As you learn about digital marketing for your restaurant, you might find it easy to get lost in the details. Your delivery apps and point of sale system are gathering ludicrous amounts of data about your customers. You can reach a billion (or is it three billion?) people by wading into placing ads on Instagram and Facebook. You’re fully aware of Google, you think, and know you need a website, but aren’t sure what any of it should cost. And restaurant TikTok — that’s a thing, right? Like really a thing?
Look, straight talk, it's a lot to parse. Then there’s the biggest question of all: When, exactly, are you supposed to figure all of this out while you have a restaurant to run?
You don’t need to become an expert in digital marketing to take meaningful steps toward getting your restaurant in front of more potential customers. To get a few tips on how best to think about the space, we approached two executives who take different approaches to digital marketing.
An advocate for taking a very targeted approach is Eric Brandt, the CEO of 5th Gear Marketing, which uses geo-demographic targeted digital marketing — in the same vein as postcard campaigns — for clients such as Subway, Dairy Queen, Starbucks, and Domino’s. On the other hand there’s the test-and-refine approach of Kyle Golding, CEO of The Golding Group, whose company strategizes with a broad portfolio of clients, gets feedback from the intended audience, and tweaks strategy accordingly.
There are points on which they agree, and points on which they diverge. But for the fledgling digital marketer, their approaches may help to cut through the din. Here are six recommendations they offer restaurant operators.
Buy Yelp ads before Google ads
The two execs agree that placing ads on Yelp before Google will save you money and time. Eventually you might opt for Google ads, but if you are just starting out, Yelp ads can go a long way, and allow you to track the traffic they generate for you. Yelp also offers an increasing array of other services for restaurants, so it’s an ecosystem worth mastering (including how best to respond to negative Yelp reviews). Golding has had some success with Nextdoor ads as well — they’re harder to track, but are cost-effective.
Think twice before trying a text campaign
You know your customers’ phone numbers, and have the ability to send them promo texts directly. What’s not to like? Well, the tech behind running a text campaign is still complex enough that you’d want to hire a professional to navigate it, both executives say. Plus it’s taxing to your staffers, who have to track the promotions and process discount codes from customers — a heavy lift, especially during peak hours. Brandt says if you’re going to give a text campaign a shot, make sure to track your engagement and adjust from there.

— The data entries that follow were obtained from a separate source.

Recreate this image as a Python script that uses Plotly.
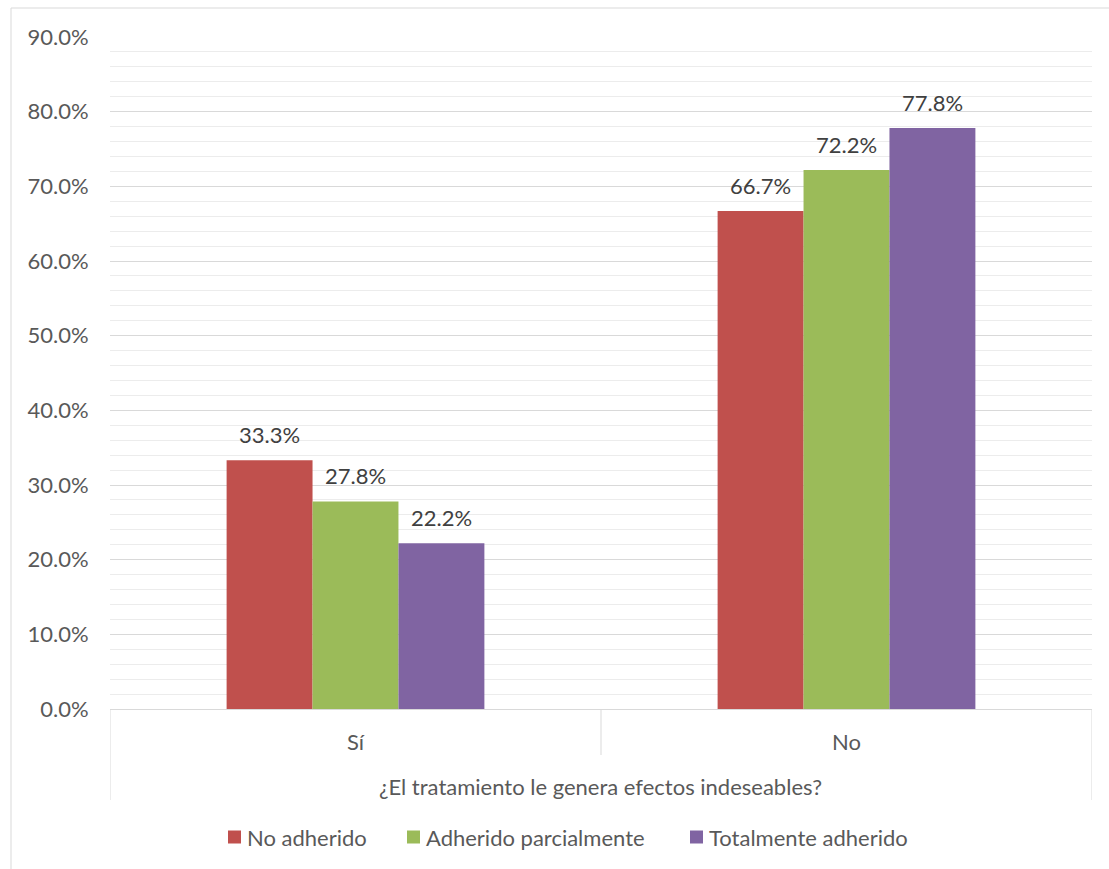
import plotly.graph_objects as go

# Survey answers and the share of each adherence group
categories = ["Sí", "No"]
series_names = ["No adherido", "Adherido parcialmente", "Totalmente adherido"]
no_adherido = [33.3, 66.7]
adherido_parcial = [27.8, 72.2]
totalmente_adherido = [22.2, 77.8]
axis_title = "¿El tratamiento le genera efectos indeseables?"

colors = ["#C0504D", "#9BBB59", "#8064A2"]
text_color = "#595959"
label_color = "#404040"
font_family = "Lato, Carlito, Calibri, sans-serif"
fs = 22

# plot area geometry in pixels (used to place decorations in paper units)
W, H = 1109, 869
L, R, T, B = 110, 17, 37, 160
pw, ph = W - L - R, H - T - B


def px_x(x):
    return (x - L) / pw


def px_y(y):
    return (H - B - y) / ph


bargap = 0.475
cat_px = pw / len(categories)
bar_px = cat_px * (1 - bargap) / len(series_names)

fig = go.Figure()
all_series = [no_adherido, adherido_parcial, totalmente_adherido]
for i, (name, vals, col) in enumerate(zip(series_names, all_series, colors)):
    fig.add_trace(go.Bar(
        x=categories, y=vals, name=name,
        marker=dict(color=col, line=dict(width=0)),
        showlegend=False,
    ))
    # value labels above each bar
    for cat, v in zip(categories, vals):
        fig.add_annotation(
            x=cat, y=v, xref="x", yref="y", text=f"{v:.1f}%",
            showarrow=False, xanchor="center", yanchor="bottom",
            xshift=(i - 1) * bar_px, yshift=10,
            font=dict(size=fs, color=label_color),
        )

fig.update_layout(
    width=W, height=H,
    margin=dict(l=L, r=R, t=T, b=B),
    paper_bgcolor="white", plot_bgcolor="white",
    barmode="group", bargap=bargap, bargroupgap=0,
    font=dict(family=font_family, size=fs, color=text_color),
    showlegend=False,
)

fig.update_yaxes(
    range=[0, 90], dtick=10, tickformat=".1f", ticksuffix="%",
    showgrid=True, gridcolor="#d9d9d9", gridwidth=1,
    minor=dict(dtick=2, showgrid=True, gridcolor="#ececec", gridwidth=1),
    zeroline=False, showline=False,
    ticks="outside", ticklen=16, tickcolor="rgba(0,0,0,0)",
    tickfont=dict(size=fs, color=text_color),
)
fig.update_xaxes(
    type="category", range=[-0.5, 1.5],
    showline=True, linecolor="#d9d9d9", linewidth=1,
    ticks="outside", ticklen=14, tickcolor="rgba(0,0,0,0)",
    tickfont=dict(size=fs, color=text_color),
)

shapes = []
# category divider lines below the axis
for xv, depth in [(-0.5, 800), (0.5, 755), (1.5, 800)]:
    shapes.append(dict(type="line", xref="x", yref="paper",
                       x0=xv, x1=xv, y0=0, y1=px_y(depth),
                       line=dict(color="#d9d9d9", width=1)))
# outer chart frame
shapes.append(dict(type="rect", xref="paper", yref="paper",
                   x0=px_x(11), x1=px_x(1140), y0=px_y(890), y1=px_y(8),
                   line=dict(color="#d9d9d9", width=1), layer="below"))

# legend: coloured square followed by the series name
legend_x = [228, 407, 690]
legend_y = 837
sq = 13
for lx, name, col in zip(legend_x, series_names, colors):
    shapes.append(dict(type="rect", xref="paper", yref="paper",
                       x0=px_x(lx), x1=px_x(lx + sq),
                       y0=px_y(legend_y + sq / 2), y1=px_y(legend_y - sq / 2),
                       fillcolor=col, line=dict(width=0)))
    fig.add_annotation(text=name, xref="paper", yref="paper",
                       x=px_x(lx + sq + 4), y=px_y(legend_y),
                       showarrow=False, xanchor="left", yanchor="middle",
                       font=dict(size=fs, color=text_color))
fig.update_layout(shapes=shapes)

fig.add_annotation(text=axis_title, xref="paper", yref="paper",
                   x=px_x(600), y=px_y(786), showarrow=False,
                   xanchor="center", yanchor="middle",
                   font=dict(size=fs, color=text_color))

fig.write_html("out.html")
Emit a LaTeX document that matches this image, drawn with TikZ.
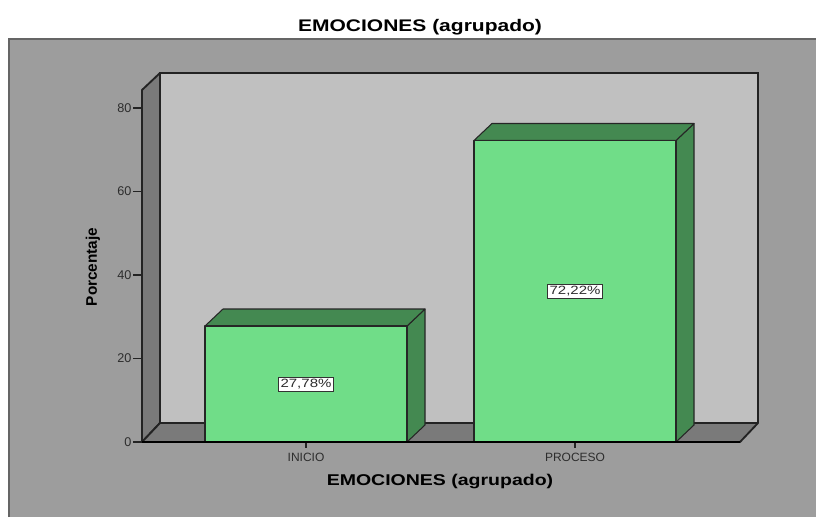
\documentclass[tikz,border=0pt]{standalone}
\usepackage{fontspec}
\setmainfont{Liberation Sans}[FakeStretch=1.25]
\newfontfamily\plainfont{Liberation Sans}
\usetikzlibrary{positioning}
\definecolor{bggray}{RGB}{157,157,157}
\definecolor{wallgray}{RGB}{192,192,192}
\definecolor{sidegray}{RGB}{122,122,122}
\definecolor{edgegray}{RGB}{35,35,35}
\definecolor{textgray}{RGB}{45,45,45}
\definecolor{barlight}{RGB}{112,221,136}
\definecolor{bardark}{RGB}{68,137,81}

\begin{document}
\begin{tikzpicture}[x=0.75pt, y=-0.75pt,
    wall/.style={fill=sidegray, draw=edgegray, line width=1.4pt, line join=round},
    backwall/.style={fill=wallgray, draw=edgegray, line width=1.4pt},
    barfront/.style={fill=barlight, draw=black!85, line width=0.8pt, line join=round},
    barside/.style={fill=bardark, draw=black!85, line width=0.8pt, line join=round},
    valuebox/.style={fill=white, draw=black!80, line width=0.6pt, inner sep=1.5pt, text=textgray, font=\fontsize{9}{10}\selectfont},
    ticklabel/.style={anchor=east, inner sep=1pt, text=textgray, font=\plainfont\fontsize{9.5}{10}\selectfont},
    catlabel/.style={text=textgray, inner sep=0pt, font=\plainfont\fontsize{9}{10}\selectfont}]
\useasboundingbox (0,0) rectangle (816,517);

% chart frame
\fill[bggray] (9,39) rectangle (816,517);
\draw[edgegray!70, line width=0.8pt] (9,517) -- (9,39) -- (816,39);
\node[font=\bfseries\fontsize{12.6}{14}\selectfont] (title) at (420,27) {EMOCIONES (agrupado)};

% 3d box of the plot
\draw[backwall] (160,423) -- (160,73) -- (758,73) -- (758,423);
\draw[wall] (142,442) -- (142,90) -- (160,73) -- (160,423) -- cycle;
\draw[wall] (142,442) -- (160,423) -- (758,423) -- (740,442) -- cycle;

% y axis
\foreach \t in {0,20,...,80}{
    \draw[edgegray, line width=0.8pt] (133,{442-4.175*\t}) -- (142,{442-4.175*\t});
    \node[ticklabel] (tick-\t) at (133,{442-4.175*\t}) {\t};
}
\node[rotate=90, font=\plainfont\bfseries\fontsize{11.5}{13}\selectfont] (ytitle) at (93,267) {Porcentaje};

% bars
\foreach \x/\v/\name/\lab/\txt in {205/27.78/inicio/INICIO/{27,78\%}, 474/72.22/proceso/PROCESO/{72,22\%}}{
    \pgfmathsetmacro{\ytop}{442-4.175*\v}
    \draw[barside] (\x+202,442) -- (\x+220,425) -- (\x+220,\ytop-17) -- (\x+202,\ytop) -- cycle;
    \draw[barside] (\x,\ytop) -- (\x+18,\ytop-17) -- (\x+220,\ytop-17) -- (\x+202,\ytop) -- cycle;
    \draw[barfront] (\x,442) rectangle (\x+202,\ytop);
    \node[valuebox] (val-\name) at (\x+101,{(\ytop+442)/2}) {\txt};
    \draw[edgegray, line width=0.8pt] (\x+101,442) -- (\x+101,448);
    \node[catlabel] (cat-\name) at (\x+101,457) {\lab};
}
\draw[black, line width=1pt] (142,442) -- (740,442);

\node[font=\bfseries\fontsize{11.7}{13}\selectfont] (xtitle) at (440,481) {EMOCIONES (agrupado)};
\end{tikzpicture}
\end{document}
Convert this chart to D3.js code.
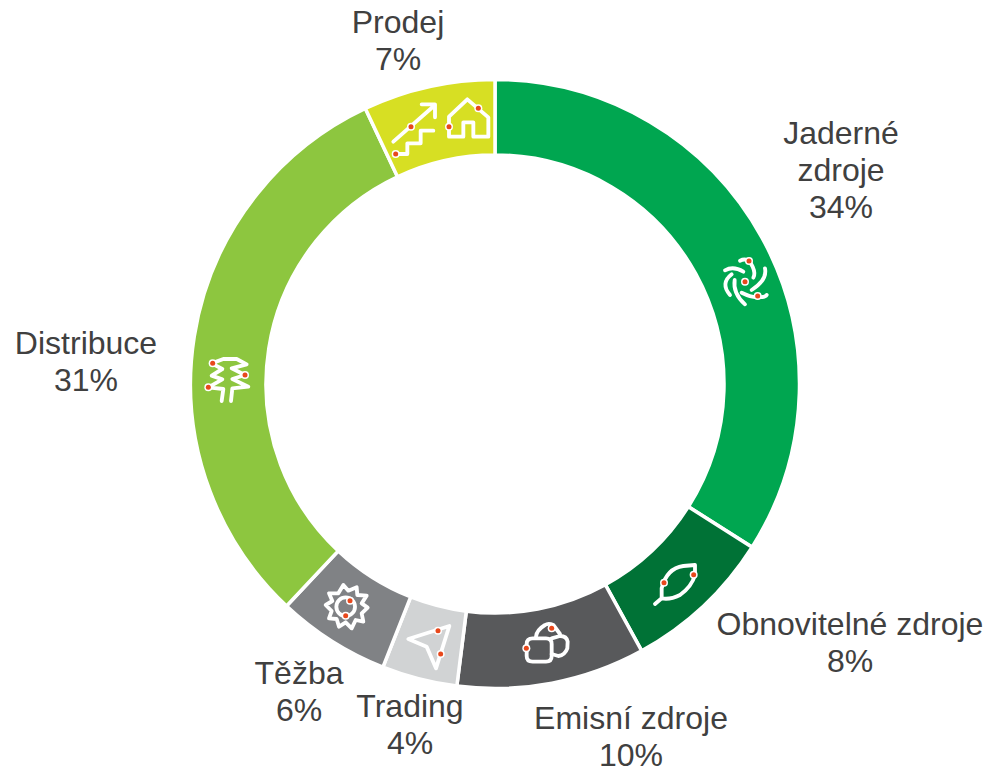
<!DOCTYPE html>
<html><head><meta charset="utf-8">
<style>html,body{margin:0;padding:0;background:#fff}svg{display:block}</style>
<script src="https://cdnjs.cloudflare.com/ajax/libs/d3/7.8.5/d3.min.js"></script>
</head><body><div id="chart"></div>
<script>
const categories=["Jaderné zdroje","Obnovitelné zdroje","Emisní zdroje","Trading","Těžba","Distribuce","Prodej"];
const values=[34,8,10,4,6,31,7];
const colors=["#00A650","#007236","#58595B","#D1D3D4","#808285","#8DC63F","#D7DF23"];
const labelLines=[["Jaderné","zdroje"],["Obnovitelné zdroje"],["Emisní zdroje"],["Trading"],["Těžba"],["Distribuce"],["Prodej"]];
const W=989,H=768,cx=495,cy=384,R=304.5,r=229;
const labelAnchors=[[841,144],[850,635],[631,729],[410,717],[299,684],[86,354],[398,33]];
const lh=37;
const svg=d3.select("#chart").append("svg").attr("width",W).attr("height",H);
const pie=d3.pie().sort(null).value(d=>d);
const arc=d3.arc().innerRadius(r).outerRadius(R);
const g=svg.append("g").attr("transform",`translate(${cx},${cy})`);
g.selectAll("path").data(pie(values)).join("path").attr("d",arc)
 .attr("fill",(d,i)=>colors[i]).attr("stroke","#fff").attr("stroke-width",3.5);
const t=svg.append("g").attr("font-family","'Liberation Sans',Arial,sans-serif").attr("font-size",32).attr("fill","#404040").attr("text-anchor","middle");
categories.forEach((c,i)=>{
  const el=t.append("text").attr("x",labelAnchors[i][0]).attr("y",labelAnchors[i][1]);
  const lines=labelLines[i].concat([values[i]+"%"]);
  lines.forEach((l,j)=>el.append("tspan").attr("x",labelAnchors[i][0]).attr("y",labelAnchors[i][1]+j*lh).text(l));
});
// decorative icons drawn in a local 3x coordinate space
const icons=[
 {o:[380,80],d:["M40,185L165,75M125,73L165,73L165,112","M47,222L82,222L82,190L122,190L122,152L160,152","M207,140L207,110L262,58L325,112L325,170L280,170L280,127L250,127L250,170L207,170Z"],dots:[[93,140],[47,222],[295,85],[207,140]]},
 {o:[710,245],d:["M90,47Q115,35 128,65Q137,85 130,98","M165,70Q172,105 125,135","M95,143Q125,158 145,156Q165,158 170,150","M74,105Q68,145 105,178","M45,76Q70,62 100,80","M65,88Q30,115 60,150"],dots:[[117,48],[105,110],[143,153]]},
 {o:[640,550],d:["M45,162L65,145L65,115Q80,55 130,48L165,45L165,75Q155,110 120,135Q90,150 65,145"],dots:[[72,98],[161,74]]},
 {o:[510,610],d:["M68,85L108,85Q125,85 125,102L125,138Q125,155 108,155L68,155Q50,155 50,138L50,102Q50,85 68,85Z","M125,85L150,78Q170,78 173,95L172,115Q165,135 145,138L125,132","M78,80Q80,60 105,45Q115,38 130,45L150,72"],dots:[[49,115],[125,55]]},
 {o:[400,610],d:["M25,87L148,48L108,175L80,110Z"],dots:[[114,62],[122,132]]},
 {o:[315,575],d:["M85,30L100,47L125,37L127,60L155,62L140,85L158,98L140,115L145,140L122,135L110,160L92,142L72,155L65,132L42,130L50,108L32,90L52,78L42,55L70,55Z","M92,67A28,28 0 1 0 92.1,123A28,28 0 1 0 92,67Z"],dots:[[105,77],[92,122]]},
 {o:[195,345],d:["M50,55L85,42L125,42L155,58L110,70L150,90L112,102L160,125L112,130L108,168","M50,55L82,72L50,92L82,103L40,127L85,132L80,168"],dots:[[53,55],[150,90],[40,127]]}
];
const ig=svg.append("g");
icons.forEach(ic=>{
  const n=ig.append("g").attr("transform",`translate(${ic.o[0]},${ic.o[1]}) scale(${1/3})`);
  ic.d.forEach(p=>n.append("path").attr("d",p).attr("fill","none").attr("stroke","#fff").attr("stroke-width",11.5).attr("stroke-linejoin","round").attr("stroke-linecap","round"));
  ic.dots.forEach(p=>{
    n.append("circle").attr("cx",p[0]).attr("cy",p[1]).attr("r",12).attr("fill","#fff");
    n.append("circle").attr("cx",p[0]).attr("cy",p[1]).attr("r",7.5).attr("fill","#E8481C");
  });
});
</script></body></html>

Create a Google business profile
The ads certainly can cost you, but you start to build an online presence (that is, see more search engine traffic) for free by setting up your business profile. It allows you to create ads and request reviews for your business. This video explains how having a Google business profile can also help you geo-target people who are physically near your restaurant.
Claim and verify your business profiles
This is an important step across several platforms, but particularly on Yelp and Google. Claiming and verifying those profiles lets you control the information about your business that the sites show. It also allows you to see and respond to reviews and increases your visibility on both of their sites.
Make your POS work for you
So much of digital marketing begins with gathering, sorting, and using data. Who are your customers? How do you reach them? And what do they tend to order? The good news is you probably already have a very powerful way of tracking this information: Square is the simplest way to collect and track phone numbers, email addresses, and customer preferences. From there, if you choose to do targeted email campaigns, Mailchimp is user-friendly and a free platform to use.
Have an official web presence
You know this already, but it’s worth underscoring. If people try to look you up and fail, they’re simply going to turn to other options for dinner. Whether you decide to use a Google business profile or go with your bespoke domain, make sure your restaurant has an official page with great photographs, Brandt and Golding say. Your website will generally show up before your social media page in search engines, so make it great if you want, but definitely make it functional, with an up-to-date address, hours of operation, and menu. Once you’ve got a website answering people’s easy questions, you can spend less time on the phone and more time in the kitchen.